I have been struggling with depression over the last week or so and smoking has been at the forefront of my mind. I have been evaluating my feelings, trying to determine if I truly want to smoke again. I really wasn't sure, but I thought I really didn't; I was just curious what it would be like to smoke a cigarette. So I just did. <cringing>
K, ready to read my reaction? OMG it was so nasty! It didn't taste anything like I remembered. There was no, "Ahhh, now that is better." Now my ears and sinuses are plugged up, my stomach is upset and my head hurts. I have this horrid ashtray taste in my mouth and my lungs are kinda tight. Now I remember why I quit. I have viewed this quit like a lab experiment, seeing what happens if I do A, B, etc. I in no way want to ever smoke another cigarette and can't for the life of me figure out how I ever liked doing so.

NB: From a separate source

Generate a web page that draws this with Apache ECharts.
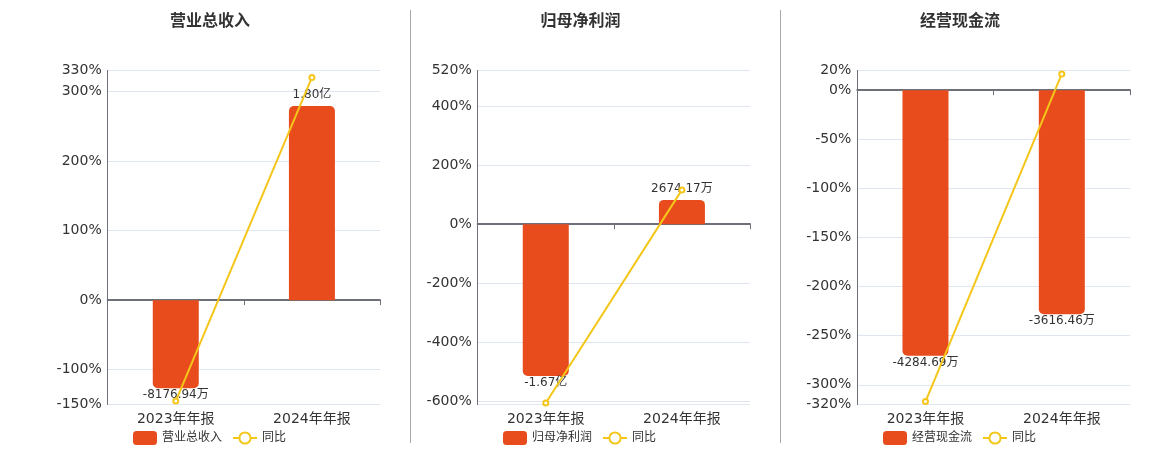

I was totally unprepared for this reaction. Part of me thought I would feel better and was prepared to be addicted again. Not gonna happen 'cause that crap sucks big time!
So, if anyone was wondering what it would be like....wonder no longer. It is absolutely disgusting! If I have to restart my quit count so be it. Apparently I needed to experience that for some crazy reason.
Man I hope these effects clear up soon....I feel horrible! I'll be drinking several gallons of water while you all chime in on the stupidity of my actions...lol.